Turn off the heat while you layer the vegetables: the ones which take the longest to cook should be at the bottom, while the ones which require the least time should be on the top. I do it in this order: potatoes (which I stir in with the onions to coat them in oil), then half the preserved lemon, carrot, half the coriander and parsley, pumpkin, half of the parsley, aubergine, courgette, French beans, the rest of the parsley, and the tomato. You should have a dome of food now!
Push the olives in anywhere you can - you don't have to be precise - and sprinkle a few on the top.
If using, arrange slices of seitan around the edge of the dome.
Whisk the Ras el Hanout and the remaining oil into the hot vegetable broth, until well-blended (it will thicken). Carefully pour all over the food.
Put on the tagine lid on, and turn the heat onto its lowest setting. If you're using gas, then a diffuser will come in handy.
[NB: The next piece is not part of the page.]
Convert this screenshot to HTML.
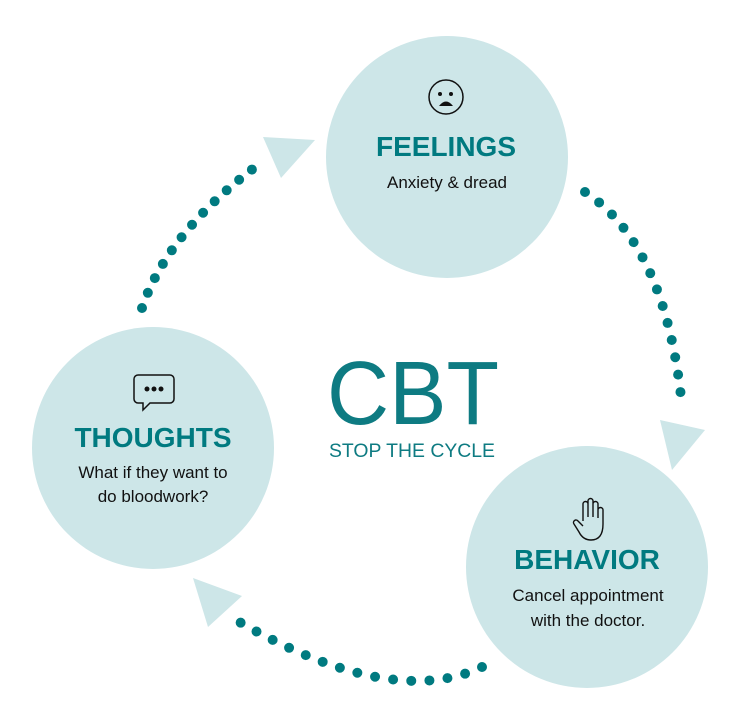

The dish should take around 40-50 minutes to cook. It's possible the juices may overflow a little but don't worry - just clean it up afterward!
Carefully remove the tagine lid to check that the veggies are soft, then replace the lid, turn off the heat, and leave the tagine to stand for five to 10 minutes.
Bring to the table, sprinkle the rest of the coriander over the top, and dig in. Serve with fresh bread or couscous (or both).
Or use 1 vegetable stock cube (low sodium if possible) dissolved in 180ml (¾ cup) hot water.